After my last drivetrain I decided I would post up something a bit less controversial. Well not really but I have taken a new approach to design. we are sponsored by a sheet metal shop so it made since to design a robot that would utilize their machinery so this is my take on that. The drive module are made from laser cut and bent 1/8" thick aluminum. It is held together by Delrin standoffs and bolts to minimize weight. The wheels are 6" diameter custom machined from UHMW plastic and treaded with roughtop conveyor belt. This uses the guts from andymark shifters but packaged into the frame rail to save weight and a little bit of space. Total weight I am shooting for is between 35 and 40lbs depending on chain although currently everything pictured is 34lbs. Ground clearance is excellent and it has a 55 degree approach and departure angle. The super structure will mount to the center tubes which we can move basically anywhere on the drive modules with different holes. Let me know if you have any questions or comments.
Also I have one question. Does anyone have experience with .1" thick aluminum in this use and would it hold up instead of .125" thick?
Any particular reason you are bending the edges of the side plates outwards instead of inwards? Last year we built similar side modules and found that by bending the tabs inward on the sides we could just flush mount the bumpers to the sides of the bot. Which was really easy and nice.
I would also recomend that you don’t cut weight out of the pieces in front and back of the drive side modules. We seriously bent up the 1/8th inch metal right there on our bot, even without any weight taken out of it and a 1 inch piece of wood bolted in front of it to absorb the shock.
Another good way to attach superstructures to the frame is by making a big sheet metal bracket and bolting that to the top of your two drive sides and back side. Eg
I actually spent a lot of time looking at your robot from this past season when designing this. The main reason I have the bends going outwards is so that it is easier to work on things on the inside although I don’t know how much difference it would make looking back on it. Maybe I’ll draw up one reversed and see how it looks. Also on the front and back piece would you maybe recommend switching to 1/4" thick plate. The weight gain wouldn’t be too substantial since it’s a small piece, or maybe even switch to a composite like fiberglass, something that wouldn’t bend as much.
We never had an issue with it being faced inwards. It was a tiny bit harder to get a wrench in there to tighten our chain tensioner, but not by anything significant.
I would personally recomend just putting a nice piece of 1 inch thick solid wood up there in front of the 1/8th inch thick metal. Our sheet metal sponsor told us that the maximum thickness aluminum they could laser is 3/16, and that they prefer 1/8th because the cutting time is a lot shorter. We attached a piece of 1 inch thick wood up front, and that reduced the damage to our frame by a significant amount. Our frame only got bent up where the wood wasn’t. The wood is pretty light, and absorbs shock nicely. Our wood is missing quite a number of chunks, and all the left corner is very well rounded off, but the metal behind it held up well.
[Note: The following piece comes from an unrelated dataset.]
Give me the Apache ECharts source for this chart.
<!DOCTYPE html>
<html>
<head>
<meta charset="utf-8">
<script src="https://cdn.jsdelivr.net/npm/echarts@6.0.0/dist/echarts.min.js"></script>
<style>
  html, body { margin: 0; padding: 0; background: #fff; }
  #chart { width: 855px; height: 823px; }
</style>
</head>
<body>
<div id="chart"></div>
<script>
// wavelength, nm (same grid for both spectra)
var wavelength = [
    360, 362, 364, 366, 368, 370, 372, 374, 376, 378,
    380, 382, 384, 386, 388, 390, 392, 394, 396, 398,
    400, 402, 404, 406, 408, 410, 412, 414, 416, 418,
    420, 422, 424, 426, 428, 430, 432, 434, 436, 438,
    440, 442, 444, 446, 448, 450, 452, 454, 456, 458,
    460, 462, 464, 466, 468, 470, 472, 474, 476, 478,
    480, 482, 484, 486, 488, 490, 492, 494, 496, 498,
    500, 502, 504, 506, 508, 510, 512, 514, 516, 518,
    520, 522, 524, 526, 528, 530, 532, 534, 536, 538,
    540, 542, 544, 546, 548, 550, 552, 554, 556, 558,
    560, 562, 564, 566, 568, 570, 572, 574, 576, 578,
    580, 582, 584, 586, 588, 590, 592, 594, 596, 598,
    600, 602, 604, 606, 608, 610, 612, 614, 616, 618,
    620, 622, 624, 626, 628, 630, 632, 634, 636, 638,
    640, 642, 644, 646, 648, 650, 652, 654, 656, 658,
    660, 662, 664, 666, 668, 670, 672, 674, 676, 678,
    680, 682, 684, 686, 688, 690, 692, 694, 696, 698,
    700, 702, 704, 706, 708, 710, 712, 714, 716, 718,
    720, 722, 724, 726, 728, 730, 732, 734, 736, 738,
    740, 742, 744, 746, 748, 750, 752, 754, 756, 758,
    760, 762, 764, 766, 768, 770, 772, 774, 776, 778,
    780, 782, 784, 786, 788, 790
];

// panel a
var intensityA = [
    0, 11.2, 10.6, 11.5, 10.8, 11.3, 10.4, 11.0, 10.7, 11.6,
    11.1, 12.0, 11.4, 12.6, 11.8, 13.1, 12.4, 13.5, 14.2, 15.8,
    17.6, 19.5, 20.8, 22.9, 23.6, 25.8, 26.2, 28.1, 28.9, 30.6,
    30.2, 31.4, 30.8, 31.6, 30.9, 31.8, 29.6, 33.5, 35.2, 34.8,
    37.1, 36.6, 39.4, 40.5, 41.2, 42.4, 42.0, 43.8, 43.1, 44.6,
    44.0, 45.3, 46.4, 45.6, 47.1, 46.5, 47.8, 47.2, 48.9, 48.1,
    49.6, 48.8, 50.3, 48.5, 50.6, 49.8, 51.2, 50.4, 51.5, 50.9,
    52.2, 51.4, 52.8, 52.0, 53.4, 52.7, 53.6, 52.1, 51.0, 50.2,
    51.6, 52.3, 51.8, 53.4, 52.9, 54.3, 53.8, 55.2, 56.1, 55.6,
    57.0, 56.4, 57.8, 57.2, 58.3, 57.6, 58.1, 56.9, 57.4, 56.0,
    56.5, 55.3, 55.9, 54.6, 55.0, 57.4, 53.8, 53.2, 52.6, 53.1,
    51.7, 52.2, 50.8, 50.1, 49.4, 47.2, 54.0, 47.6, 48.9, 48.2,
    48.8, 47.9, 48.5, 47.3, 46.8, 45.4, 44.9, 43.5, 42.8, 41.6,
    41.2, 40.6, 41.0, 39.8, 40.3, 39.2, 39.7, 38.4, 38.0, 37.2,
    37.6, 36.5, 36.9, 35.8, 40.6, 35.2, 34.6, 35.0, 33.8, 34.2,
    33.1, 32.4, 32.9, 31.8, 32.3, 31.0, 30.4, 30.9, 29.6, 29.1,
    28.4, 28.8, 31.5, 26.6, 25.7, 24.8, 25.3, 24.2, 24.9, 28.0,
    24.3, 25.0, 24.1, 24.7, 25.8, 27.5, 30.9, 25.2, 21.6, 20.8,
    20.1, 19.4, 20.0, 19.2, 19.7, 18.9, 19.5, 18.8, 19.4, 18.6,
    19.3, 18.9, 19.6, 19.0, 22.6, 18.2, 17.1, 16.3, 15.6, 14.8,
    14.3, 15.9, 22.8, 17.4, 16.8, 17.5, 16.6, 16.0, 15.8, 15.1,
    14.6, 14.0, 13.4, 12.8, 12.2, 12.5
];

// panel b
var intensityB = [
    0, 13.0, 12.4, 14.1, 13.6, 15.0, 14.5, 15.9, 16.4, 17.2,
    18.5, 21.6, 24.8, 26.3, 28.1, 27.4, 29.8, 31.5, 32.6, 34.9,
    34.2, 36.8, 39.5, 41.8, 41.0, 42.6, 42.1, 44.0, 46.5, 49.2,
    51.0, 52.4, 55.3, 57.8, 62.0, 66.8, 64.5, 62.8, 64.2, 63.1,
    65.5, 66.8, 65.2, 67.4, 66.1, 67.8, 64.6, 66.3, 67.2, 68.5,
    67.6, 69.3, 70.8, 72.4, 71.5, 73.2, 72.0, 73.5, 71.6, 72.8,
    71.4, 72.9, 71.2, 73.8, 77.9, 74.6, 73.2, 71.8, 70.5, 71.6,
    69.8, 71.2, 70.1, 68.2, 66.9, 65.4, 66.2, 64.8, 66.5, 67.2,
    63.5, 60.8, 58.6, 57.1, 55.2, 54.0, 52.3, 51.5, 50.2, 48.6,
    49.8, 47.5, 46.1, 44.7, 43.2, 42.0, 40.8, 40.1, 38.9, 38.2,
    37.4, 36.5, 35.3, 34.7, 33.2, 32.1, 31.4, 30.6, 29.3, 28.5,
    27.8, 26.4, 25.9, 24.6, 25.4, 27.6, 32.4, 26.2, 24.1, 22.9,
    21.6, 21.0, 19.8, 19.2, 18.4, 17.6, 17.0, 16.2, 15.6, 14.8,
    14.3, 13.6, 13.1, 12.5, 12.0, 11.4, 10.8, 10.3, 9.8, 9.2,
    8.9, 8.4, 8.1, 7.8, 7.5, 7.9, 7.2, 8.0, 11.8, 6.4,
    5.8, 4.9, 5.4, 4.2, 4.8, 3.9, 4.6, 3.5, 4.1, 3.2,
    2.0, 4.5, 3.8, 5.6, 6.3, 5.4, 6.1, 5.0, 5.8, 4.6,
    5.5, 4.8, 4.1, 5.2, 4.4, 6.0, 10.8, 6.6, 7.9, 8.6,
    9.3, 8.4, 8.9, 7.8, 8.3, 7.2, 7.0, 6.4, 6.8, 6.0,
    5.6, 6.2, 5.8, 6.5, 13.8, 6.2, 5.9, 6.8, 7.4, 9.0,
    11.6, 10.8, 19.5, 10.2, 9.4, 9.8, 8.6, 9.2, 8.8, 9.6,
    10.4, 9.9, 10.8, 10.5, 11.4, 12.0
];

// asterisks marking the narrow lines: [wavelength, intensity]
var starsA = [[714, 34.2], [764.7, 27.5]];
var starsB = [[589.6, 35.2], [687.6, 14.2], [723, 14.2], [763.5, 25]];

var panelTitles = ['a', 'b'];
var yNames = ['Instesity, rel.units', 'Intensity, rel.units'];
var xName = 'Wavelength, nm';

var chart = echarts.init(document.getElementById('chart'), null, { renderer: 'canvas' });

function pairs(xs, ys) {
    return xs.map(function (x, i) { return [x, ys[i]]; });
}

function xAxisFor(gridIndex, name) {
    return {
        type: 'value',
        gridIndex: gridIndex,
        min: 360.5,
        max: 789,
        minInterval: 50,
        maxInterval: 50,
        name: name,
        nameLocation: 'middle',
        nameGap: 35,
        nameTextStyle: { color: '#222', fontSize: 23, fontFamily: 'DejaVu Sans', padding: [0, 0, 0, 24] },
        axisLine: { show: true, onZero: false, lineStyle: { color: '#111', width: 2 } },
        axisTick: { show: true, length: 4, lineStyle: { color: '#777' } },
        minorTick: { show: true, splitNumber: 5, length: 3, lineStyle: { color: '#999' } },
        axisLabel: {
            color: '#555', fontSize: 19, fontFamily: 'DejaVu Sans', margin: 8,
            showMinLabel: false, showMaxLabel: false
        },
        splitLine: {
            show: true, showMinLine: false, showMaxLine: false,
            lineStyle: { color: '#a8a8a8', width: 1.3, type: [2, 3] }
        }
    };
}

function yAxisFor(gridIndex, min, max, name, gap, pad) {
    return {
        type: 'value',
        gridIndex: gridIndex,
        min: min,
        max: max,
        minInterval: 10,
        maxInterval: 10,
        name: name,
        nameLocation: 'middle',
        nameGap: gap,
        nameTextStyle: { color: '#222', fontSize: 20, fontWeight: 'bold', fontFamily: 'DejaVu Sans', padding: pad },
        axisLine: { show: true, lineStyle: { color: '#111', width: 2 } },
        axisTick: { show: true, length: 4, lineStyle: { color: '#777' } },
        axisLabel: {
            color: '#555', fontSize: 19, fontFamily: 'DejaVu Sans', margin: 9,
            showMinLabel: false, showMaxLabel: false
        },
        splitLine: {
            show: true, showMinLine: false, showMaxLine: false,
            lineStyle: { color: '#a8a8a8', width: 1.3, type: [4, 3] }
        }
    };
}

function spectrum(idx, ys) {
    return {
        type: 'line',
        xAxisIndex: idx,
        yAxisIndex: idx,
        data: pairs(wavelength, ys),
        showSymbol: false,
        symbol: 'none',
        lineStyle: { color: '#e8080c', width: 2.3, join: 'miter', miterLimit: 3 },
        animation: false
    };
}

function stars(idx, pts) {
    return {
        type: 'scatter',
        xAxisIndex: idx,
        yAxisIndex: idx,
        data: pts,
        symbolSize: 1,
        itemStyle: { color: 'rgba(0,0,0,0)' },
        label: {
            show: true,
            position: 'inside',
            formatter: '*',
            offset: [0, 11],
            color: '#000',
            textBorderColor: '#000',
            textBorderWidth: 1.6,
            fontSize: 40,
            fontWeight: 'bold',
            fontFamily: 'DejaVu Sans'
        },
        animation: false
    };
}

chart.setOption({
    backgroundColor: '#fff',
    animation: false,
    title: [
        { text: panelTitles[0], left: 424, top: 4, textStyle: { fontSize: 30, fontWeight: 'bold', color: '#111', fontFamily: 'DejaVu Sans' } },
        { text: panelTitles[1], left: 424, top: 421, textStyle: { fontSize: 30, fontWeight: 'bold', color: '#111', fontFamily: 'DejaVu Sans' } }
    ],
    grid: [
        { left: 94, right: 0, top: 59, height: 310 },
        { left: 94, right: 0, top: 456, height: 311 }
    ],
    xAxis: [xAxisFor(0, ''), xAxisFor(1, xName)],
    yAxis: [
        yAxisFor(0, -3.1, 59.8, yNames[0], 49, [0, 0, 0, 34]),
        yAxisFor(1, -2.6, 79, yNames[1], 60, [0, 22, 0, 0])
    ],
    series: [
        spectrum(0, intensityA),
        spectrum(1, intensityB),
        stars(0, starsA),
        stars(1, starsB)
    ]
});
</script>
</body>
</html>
I am assuming you did not have bumpers in the front where the metal was being bent? I know of a couple teams (233) who used even thinner aluminum sheet in front and back and they didn’t bent anything, of course they had bumpers around the whole thing. Bumpers also help a lot more than just a piece of wood. As far as reversing the plates, I will look into that more. No matter the orientation, I am still planning on having brackets for the bumpers to slide into on top so we don’t have to deal with bolts through the drive module, so really with the bend facing in or out it is the same.
1/4" plate can be hard to mate with sheet metal. If you’re working with a sheet metal house there should be spot weld ability. I you need more local material you can make doubler plates and spot weld them to the main plates. This is particularly useful if you needed more material for mounting features or local twist/bend resistance.
Thanks everyone for the ideas. I think if we have a situation where we can’t use bumpers in the front or rear I will use 1/4" thick lexan for the endcaps. Lexan can take a ton of punishment and won’t permanently bend. Also it will be a relatively light weight solution to the problem. Although if at all possible I will definitely push for a design that lets us use bumpers.